What might be more important? As one example, the National Advisory Committee
on Semiconductors recently noted in its second annual report: "What is clear
is that the starting point for U.S. re-entry into high-volume electronics must
be a way to provide the abundant, low-cost, patient capital needed by industry.
Without the availability of capital at competitive rates, it will be very hard
to test progress on any other issues." The committee made scads of recommendations,
and singled out four methods of reducing the cost of capital. The most powerful
was to allow chip makers to write off their equipment more rapidly for tax purposes,
over three years instead of five. In the words of the committee, that "would
increase the annual rate of capital investment in the U.S. semiconductor industry
by $450 million annually, or 11 percent. The cost to the U.S. Treasury, from lost
tax receipts, would be approximately $180 million. No other single recommendation
would do as much to create capital investment in the U.S. semiconductor industry."
Three other ideas were highlighted to raise investment in the chip industry:
- Making permanent the existing tax credit for research and development.
- Increasing tax incentives for personal savings.
- Cutting capital-gains taxes.
I have my quibbles with this short list -- I'm not a big fan of the last two
ideas and I'd focus on a reduced federal deficit as a way of getting more investment
capital to industry -- but those qualms are a different subject. Here, my point
is that the semiconductor industry often seems more focused on getting the license
number of the truck that hit it (hint: it's spelled "JAPAN"), than on
policies that could provide an infusion of investment capital.
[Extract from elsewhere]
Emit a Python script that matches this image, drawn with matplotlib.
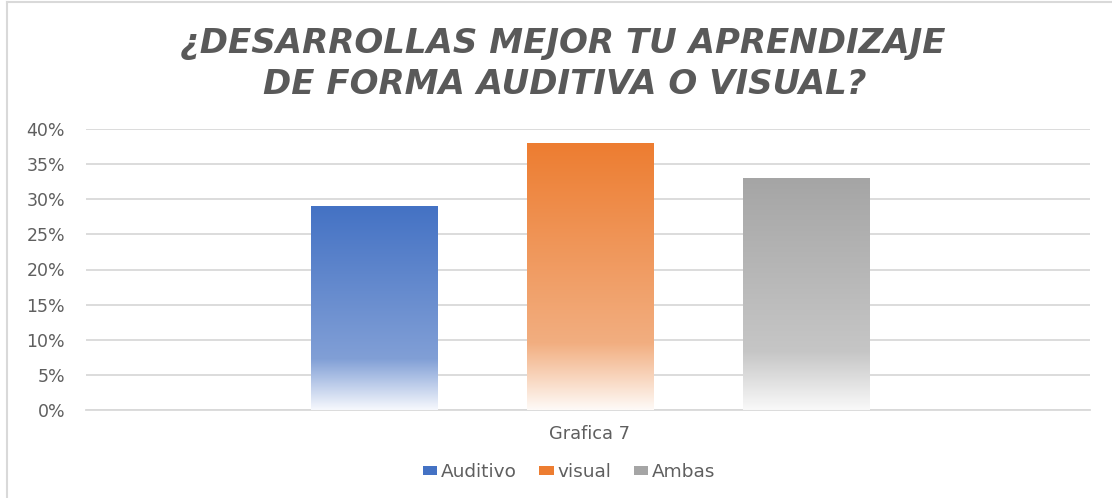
import numpy as np
import matplotlib
matplotlib.use("Agg")
import matplotlib.pyplot as plt
from matplotlib.patches import Patch
from matplotlib.lines import Line2D
from matplotlib.colors import to_rgb

# ---- data ----
title_line1 = "¿DESARROLLAS MEJOR TU APRENDIZAJE"
title_line2 = "DE FORMA AUDITIVA O VISUAL?"
category = "Grafica 7"
series = ["Auditivo", "visual", "Ambas"]
values = [0.29, 0.38, 0.33]
top_colors = ["#4472C4", "#ED7D31", "#A5A5A5"]
mid_colors = ["#819FD6", "#F2AE80", "#C6C6C6"]
bottom_colors = ["#F6F8FD", "#FEFAF7", "#F9F9F9"]
yticks = [0, 0.05, 0.10, 0.15, 0.20, 0.25, 0.30, 0.35, 0.40]

W, H = 1112, 498
fig = plt.figure(figsize=(W / 100, H / 100), dpi=100)
fig.patch.set_facecolor("white")

ax = fig.add_axes([86 / W, 1 - 410 / H, (1090 - 86) / W, (410 - 129) / H])
ax.set_facecolor("white")

x = np.arange(len(series))
width = 126 / 216
bars = ax.bar(x, values, width=width, color="none", edgecolor="none", zorder=3)

def gradient(c_top, c_mid, c_bot, n=256):
    t = np.linspace(0, 1, n)  # 0 top, 1 bottom
    top, mid, bot = np.array(to_rgb(c_top)), np.array(to_rgb(c_mid)), np.array(to_rgb(c_bot))
    out = np.zeros((n, 1, 3))
    for i, ti in enumerate(t):
        if ti <= 0.75:
            f = ti / 0.75
            out[i, 0] = top + (mid - top) * f
        else:
            f = (ti - 0.75) / 0.25
            out[i, 0] = mid + (bot - mid) * f
    return out

for b, ct, cm, cb in zip(bars, top_colors, mid_colors, bottom_colors):
    x0, w, h = b.get_x(), b.get_width(), b.get_height()
    img = gradient(ct, cm, cb)
    ax.imshow(img, extent=[x0, x0 + w, 0, h], aspect="auto", zorder=3,
              interpolation="bilinear", origin="upper")

font = "DejaVu Sans"
txt_color = "#5F5F5F"
ax.set_xlim(-1.333, 3.315)
ax.set_ylim(0, 0.4)
ax.set_yticks(yticks)
ax.set_yticklabels([f"{int(round(v * 100))}%" for v in yticks],
                   fontsize=12.5, color=txt_color, family=font)
ax.yaxis.grid(True, color="#D9D9D9", linewidth=1.3, zorder=0)
ax.set_axisbelow(True)
ax.tick_params(axis="y", length=0, pad=15)
ax.set_xticks([1])
ax.set_xticklabels([category], fontsize=12.8, color=txt_color, family=font)
ax.tick_params(axis="x", length=0, pad=11)
for s in ["left", "right", "top"]:
    ax.spines[s].set_visible(False)
ax.spines["bottom"].set_color("#D9D9D9")
ax.spines["bottom"].set_linewidth(1.3)

fig.text(563 / W, 1 - 43 / H, title_line1, ha="center", va="center",
         fontsize=24.5, fontweight="bold", fontstyle="italic", color="#595959",
         family=font)
fig.text(565 / W, 1 - 85 / H, title_line2, ha="center", va="center",
         fontsize=24.5, fontweight="bold", fontstyle="italic", color="#595959",
         family=font)

handles = [Patch(facecolor=c, edgecolor="none") for c in top_colors]
leg = fig.legend(handles, series, loc="center", bbox_to_anchor=(569 / W, 1 - 472 / H),
                 ncol=3, frameon=False, handlelength=0.8, handleheight=0.4,
                 handletextpad=0.2, columnspacing=1.2,
                 prop={"family": font, "size": 13.3})
for t in leg.get_texts():
    t.set_color(txt_color)

# chart border (left and top visible)
fig.add_artist(Line2D([7 / W, 7 / W], [0, 1 - 2 / H], transform=fig.transFigure,
                      color="#D9D9D9", linewidth=1.5))
fig.add_artist(Line2D([7 / W, 1], [1 - 2 / H, 1 - 2 / H], transform=fig.transFigure,
                      color="#D9D9D9", linewidth=1.5))

fig.savefig("out.png", dpi=100, facecolor="white")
Another important step for the U.S. semiconductor industry is to encourage
federal support of R&D: through companies, universities and consortia like
Sematech, which focuses on semiconductor manufacturing. One recent suggestion
is for the U.S. government to set a goal of creating the equivalent of a mainframe
computer on a single chip by the year 2000, which implies a chip roughly 250 times
as powerful as today's most advanced technology.
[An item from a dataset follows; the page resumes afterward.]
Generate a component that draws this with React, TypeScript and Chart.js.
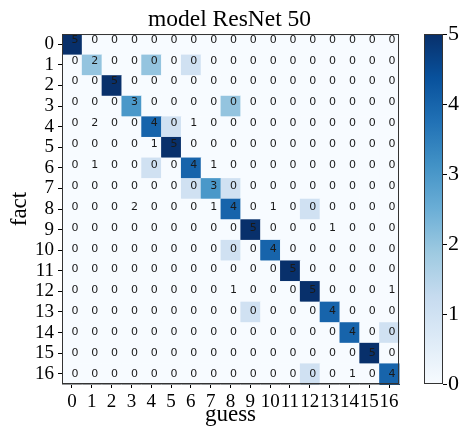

The U.S. semiconductor industry needs to recognize its strengths and play to
them. An article in the May 6 issue of Fortune magazine noted that semiconductors
can be divided into two main categories: memory and "design-rich."
In the memory part of the market, where the semiconductors are similar enough
to each other that they are sometimes called "commodity chips," Japan
accounts for 62 percent of world sales, while U.S. chip makers have 23 percent.
But in the design-rich part of the semiconductor market, where the products are
often customized and complex, the U.S. manufacturers hold 48 percent of the world
market, while Japan holds 43 percent. And the U.S. lead in the design-rich area
The worldwide market for memory chips declined by 17 percent last year, according
to Fortune, while the market for design- rich chips increased by 15 percent. As
a result, U.S. chip makers increased their share of the world market last year,
after a decade of decline.
The importance of design-rich chips means that general knowledge about chip
manufacturing is no longer enough; instead, there is a need to identify particular
chips for particular uses. The committee has identified three emerging and wide-open
markets for semiconductors in the next decade: intelligent vehicle and highway
systems, for smarter cars and roads; advanced display systems, for crisper computer
screens and televisions; broadband communications, for transmitting sound, data,
fax and video.
U.S. policies that affect capital availability, research and development, education,
and other key parameters of competitiveness will determine whether these are the
U.S. or the Japanese and German industries of tomorrow.
There's no issue like Japanese competition to rile up semiconductor executives,
who sometimes argue as if all their problems were born in Japan. The harsh reality
of Japanese competition is beyond question.
But the most productive public policies for the industry will not be found
in trade negotiations over the openness of the Japanese market, but rather in
steps that have their main effect right here at home.